Tuesday, October 14, 2008

There is evil there that does not sleep; the Great Eye is ever watchful.

Singular Value Decompostion. SVD. This is one of the most talked about and documented algorithms used in the Netflix challenge. It is one of great simplicity... but also of great power.

Applied to the Netflix data in it's most basic form, the SVD is a method which automatically assigns a number of factors to each movie and the corresponding factors to each user. Movie factors basically represents aspects of a movie which has influenced user ratings in the sample set. User factors reprensent how much each user is influenced by those specific aspects of the movies. And the magic comes from the fact that, by optimizing on the training data set, the aspects that most influence users are discovered automatically.

This algorithm is not only very good at predicting future user ratings, it also gets very interesting when you analyse its results. One way to look at the SVD results is to build movie lists by sorting them along the different factors and then taking the extremities (top and bottom movies for each factor). To support this blog, we ran an SVD with 8 factors and published such movie lists.

Categorizing movies this way can be fun. Seeing some of my favorite movies Fight Club, Seven, American Beauty, Memento and Jackass (don't judge me for liking to watch idiots hurt themselves...) bunched in a specific category (factor 3) is pretty cool. But for me, this analysis gets interesting when you think about what this can tell you about users. I'm sure people don't realize when they rate movies like this, that they're actually giving the site a lot of information about themselves (and not just their taste in movies).

For example, if someone has a very high value for factor 1, I would bet a lot of money that they wear skirts and makeup (I would've said that they were women, but I didn't want to offend anyone).

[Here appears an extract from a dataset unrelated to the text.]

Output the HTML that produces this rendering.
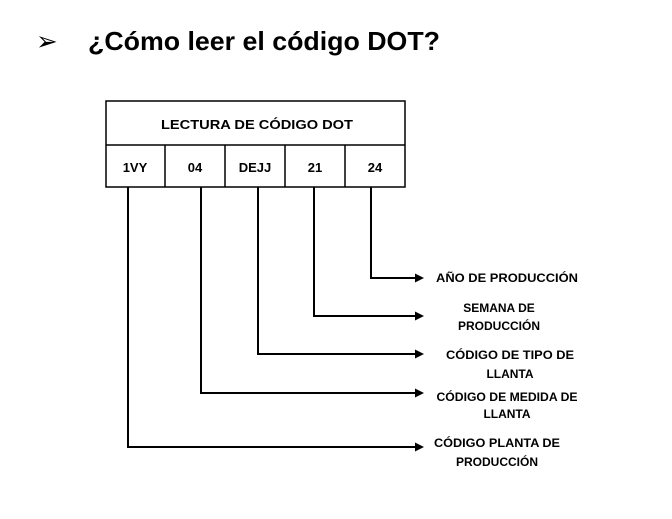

Also, I'm pretty sure that churches, NRA meetings and republican conventions are litered with low raking factor 3s (my arch nemesis) and low ranking factor 6s. Conversly, I'm sure the democrats would find some supporters in low ranking factor 8s. This analysis is somewhat naive and simplistic, but with some additional work, I'm sure sex, age, race, income, etc. could be inferred with fairly high accuracy, simply by analysing people's movie ratings.

So next time you're registering on a web site and think you're going under-cover by not filling out the demographic information, think again... the Great Eye is ever watchful.

Perhaps this is why all these ad-placement companies keep sending us job offers.